Christmas and the New Birth
From the December 27, 1919 issue of the Christian Science Sentinel by William P. McKenzie
One who was healed through the ministry of Christian Science at once connected her experience with divine Principle, declaring: “To me the most convincing proof that the healing came from God, was that I knew I was loving good. I had turned right around; had begun to be mentally regenerated.” In such a connection we think at once of what our Leader, Mrs. Eddy, said in “Miscellaneous Writings” in regard to regeneration (p. 74): “This new-born sense subdues not only the false sense of generation, but the human will, and the unnatural enmity of mortal man toward God. It quickly imparts a new apprehension of the true basis of being, and the spiritual foundation for the affections which enthrone the Son of man in the glory of his Father.”
Among the northern peoples winter was a time dark and dreary. So in mid-yule, when the winter solstice was past and the days began to lengthen, they welcomed with noisy feasting the turning of the year the the growing light. When we now speak of yuletide, the word refers to Christmas time, for the feast of the Nativity of Christ Jesus superseded the ancient festival. The historian Bede says that “the ancient peoples of the Angli began the year on the twenty-fifth of December, when we now celebrate the birthday of the Lord.” This celebration came into fashion slowly, accompanied by much debate, the date of its establishment as Alexandria being given as 440 A. D., and the feast of the Nativity was held as a protest against those who denied the incarnation. In 1644 some English puritans by act of parliament forbade merriment or even religious celebrations on Christmas day, ordering the day to be kept as a fast, for even at that date many looked upon the festival as being an institution of heathen origin.

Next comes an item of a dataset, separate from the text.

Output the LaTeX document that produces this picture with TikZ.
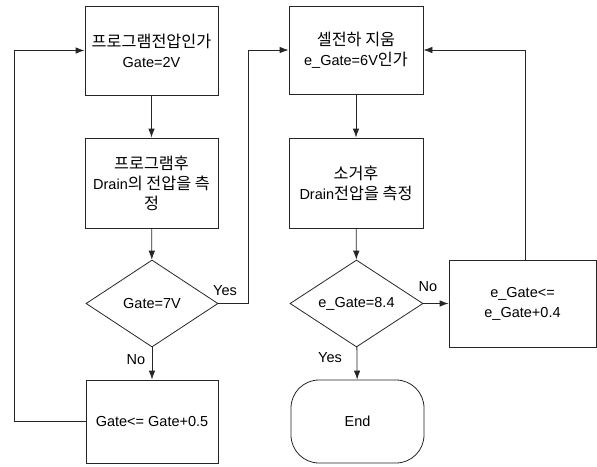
\documentclass[tikz,border=0pt]{standalone}
\usepackage{fontspec}
\setmainfont{Liberation Sans}
\newfontfamily\kr{Noto Sans CJK KR}[Scale=1.12]
\usetikzlibrary{arrows.meta,shapes.geometric}
\begin{document}
\begin{tikzpicture}[x=1pt,y=-1pt,
  every node/.style={font=\fontsize{14.5}{20}\selectfont, text=black},
  box/.style={draw=black!85, line width=0.8pt, rectangle, inner sep=0pt, align=center},
  dia/.style={draw=black!85, line width=0.8pt, diamond, inner sep=0pt, aspect=1.5},
  term/.style={draw=black!85, line width=0.8pt, rectangle, rounded corners=28pt, inner sep=0pt},
  conn/.style={draw=black!85, line width=0.8pt},
  arr/.style={conn, -{Latex[length=9pt,width=6.5pt]}},
  lbl/.style={inner sep=0pt}]
\useasboundingbox (0,0) rectangle (597,466);
\node[box, minimum width=133pt, minimum height=89pt] (b1) at (151.5,50.5)
  {{\kr 프로그램전압인가}\\Gate=2V};
\node[box, minimum width=133pt, minimum height=90pt] (b2) at (151.5,183)
  {{\kr 프로그램후}\\Drain{\kr 의 전압을 측}\\{\kr 정}};
\node[dia, minimum width=132pt, minimum height=87pt] (d1) at (152,303.5) {Gate=7V};
\node[box, minimum width=132pt, minimum height=83pt] (b3) at (152,421.5) {Gate<= Gate+0.5};
\node[box, minimum width=134pt, minimum height=88pt] (b4) at (356,50)
  {{\kr 셀전하 지움}\\e\_Gate=6V{\kr 인가}};
\node[box, minimum width=134pt, minimum height=90pt] (b5) at (356,183)
  {{\kr 소거후}\\Drain{\kr 전압을 측정}};
\node[dia, minimum width=133pt, minimum height=87pt] (d2) at (356.5,303.5) {e\_Gate=8.4};
\node[box, minimum width=147pt, minimum height=87pt] (b6) at (522.5,303.5) {e\_Gate<=\\e\_Gate+0.4};
\node[term, minimum width=133pt, minimum height=83pt] (end) at (357.5,421.5) {End};
\coordinate (cl1) at (14,421.5);
\coordinate (cl2) at (14,50.5);
\coordinate (cy1) at (248,303.5);
\coordinate (cy2) at (248,50);
\coordinate (cr0) at (525,260);
\coordinate (cr1) at (525,50);
\draw[arr] (b1) -- (b2);
\draw[arr] (b2) -- (d1);
\draw[arr] (d1) -- (b3);
\draw[arr] (b3.west) -- (cl1) -- (cl2) -- (b1.west);
\draw[arr] (d1.east) -- (cy1) -- (cy2) -- (b4.west);
\draw[arr] (b4) -- (b5);
\draw[arr] (b5) -- (d2);
\draw[arr] (d2.east) -- (b6.west);
\draw[arr] (d2) -- (end);
\draw[arr] (cr0) -- (cr1) -- (b4.east);
\node[lbl] (ly1) at (225,291) {Yes};
\node[lbl] (ln1) at (136,360) {No};
\node[lbl] (ln2) at (428,287) {No};
\node[lbl] (ly2) at (330,358) {Yes};
\end{tikzpicture}
\end{document}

The question important for every man to consider is whether or not the Christ is born to him. Does he know of the disappearing of evil because consciousness has become cognizant of good? Is there the subsidence of willfulness, pride, envy, and covetous desire because the birth of true Christianity is going on through regeneration by the holy spirit of God?
Our Leader refers to Christmas as a time for remembering rather than for the confusion of merrymaking and the giving and receiving of souvenirs, which is a transferred custom from the Teutonic nations, since other nations chose the New Year for gift giving and congratulations. She says (Miscellany, p. 258): “The memory of the Bethlehem babe bears to mortals gifts greater than those of Magian kings,—hopes that cannot deceive, that waken prophecy, gleams of glory, coronals of meekness, diadems of love.” And she further reminds us how “divinely beautiful are the Christmas memories of him who sounded all depts of love, grief, death, and humanity.”
It is not, then, difficult to understand Mrs. Eddy’s desire to be exempt from the turmoil of gift receiving and the balancing of obligations, the question of due acknowledgment or reciprocity, because to her Christianity had indeed arrived in full stature and power. And that activity of kindliness with which most people are able to glow for one day in the year,—this Christly good will was the motion of her thought the year through. She recognized the fragility of the material gift and the unreliability of mortal, human affection, and well understood what the all-satisfying spiritual gift is when the sinner is regenerated, and those weak and worn with illness find themselves quickened with a divine strength.
The apostle Peter reminded his Christian brethren of the important fact of their new birth when he wrote about their “being born again, not of corruptible seed, but of incorruptible, by the word of God, which liveth and abideth for ever.” This familiar passage gains somewhat from a closer translation given in the words, “You are born anew of immortal, not of mortal seed, by the living, lasting word of God.” The apostle lifts up this truth like a lantern on our path, and in its light we more clearly understand what Mrs. Eddy says concerning Christmas celebration. In “The First Church of Christ, Scientist, and Miscellany” (p. 262) her statement is: “I celebrate Christmas with my soul, my spiritual sense, and so commemorate the entrance into human understanding of the Christ conceived of Spirit, of God and not of a woman—as the birth of Truth, the dawn of divine Love breaking upon the gloom of matter and evil with the glory of infinite being.” Further, as setting us an example by the expression of her own ideal, she says: “I love to observe Christmas in quietude, humility, benevolence, charity, letting good will towards man, eloquent silence, prayer, and praise express my conception of Truth’s appearing.”